One thing that always worries me about being in the garage is making sure no one goes into the house (and vice-versa). Locking the doors each time I go from one to the other quickly becomes annoying so instead I decided to make a little door alarm. Basically, when I am in the garage, an alarm sounds if someone opens the front door of the house and, when I am in the house, an alarm sounds when someone opens the door to the garage.

To build this I used two small boxes, some magnetic reed switches, some switches and LEDs (with current limiting resistors), a six volt power supply and four wires of the data cable I had run between the house and garage when I had it built.
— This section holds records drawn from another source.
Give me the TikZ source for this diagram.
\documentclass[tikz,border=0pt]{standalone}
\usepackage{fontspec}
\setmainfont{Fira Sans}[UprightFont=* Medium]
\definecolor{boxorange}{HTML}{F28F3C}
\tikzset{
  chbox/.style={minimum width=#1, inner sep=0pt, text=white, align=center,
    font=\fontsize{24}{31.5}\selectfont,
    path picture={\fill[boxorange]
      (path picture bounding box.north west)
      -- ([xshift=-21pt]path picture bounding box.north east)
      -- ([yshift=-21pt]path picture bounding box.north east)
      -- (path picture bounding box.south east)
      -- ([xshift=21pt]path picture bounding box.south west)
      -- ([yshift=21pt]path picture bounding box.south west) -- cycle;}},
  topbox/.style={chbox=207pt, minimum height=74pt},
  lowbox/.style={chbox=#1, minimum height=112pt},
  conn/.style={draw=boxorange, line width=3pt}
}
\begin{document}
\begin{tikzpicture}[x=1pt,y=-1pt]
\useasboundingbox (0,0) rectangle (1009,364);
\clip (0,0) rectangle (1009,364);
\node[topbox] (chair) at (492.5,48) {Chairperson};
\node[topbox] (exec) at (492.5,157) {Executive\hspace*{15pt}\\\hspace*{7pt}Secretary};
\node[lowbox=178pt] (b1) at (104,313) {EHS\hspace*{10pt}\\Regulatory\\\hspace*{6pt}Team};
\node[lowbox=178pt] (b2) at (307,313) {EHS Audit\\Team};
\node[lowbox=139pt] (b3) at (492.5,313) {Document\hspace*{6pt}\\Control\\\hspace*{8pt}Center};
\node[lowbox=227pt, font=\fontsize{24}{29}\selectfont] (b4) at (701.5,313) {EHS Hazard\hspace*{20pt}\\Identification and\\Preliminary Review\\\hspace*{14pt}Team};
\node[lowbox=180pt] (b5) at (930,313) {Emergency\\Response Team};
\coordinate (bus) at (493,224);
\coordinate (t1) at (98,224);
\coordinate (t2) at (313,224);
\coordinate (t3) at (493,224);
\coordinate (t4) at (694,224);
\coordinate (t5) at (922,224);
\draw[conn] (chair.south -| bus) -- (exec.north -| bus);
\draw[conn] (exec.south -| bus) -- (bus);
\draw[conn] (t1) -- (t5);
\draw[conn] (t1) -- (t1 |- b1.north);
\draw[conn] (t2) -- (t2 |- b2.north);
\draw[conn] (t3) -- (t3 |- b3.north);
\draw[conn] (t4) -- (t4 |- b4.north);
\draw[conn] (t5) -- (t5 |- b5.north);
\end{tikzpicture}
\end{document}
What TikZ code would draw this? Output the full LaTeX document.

alarmcircuit Circuit diagram.

The circuit is really simple. Everything on the left is in the house, everything on the right in the garage. Basically each little box contains a toggle switch, an LED to indicate the alarm is on, a buzzer and a magnetic reed switch attached to the door.

The alarm works by sounding a buzzer when the opposite door is open. So if you are in the house and have the alarm switched on the buzzer in the house sounds if someone opens the garage door. If you are in the garage and the alarm is on the buzzer in there sounds if the house door is opened.  The toggle switch on each box turns off it’s buzzer (say you are in the house and you know the garage door is open and don’t want it buzzing). The LED just shows the alarm is on and will buzz when the opposite door is open. The reed switches are wired so that the switch is open when the magnet is in place. The reed switch itself is attached to the door frame and the magnets are on the door. When the door opens the switch closes and the alarm sounds.

The power supply is an old 6 volt wall plug I had lying about. To completely turn off the the alarm I simply pull out the power supply lead.

wiring Garage alarm box showing wiring and reed switch.

garagealarm Garage alarm box (the power was off so the LED isn’t glowing).

insidealarm House alarm box next to normal home alarm.

Now I can work in either the garage or house and leave the doors unlocked (but closed) and know that if anyone opens a door I will hear it where ever I am.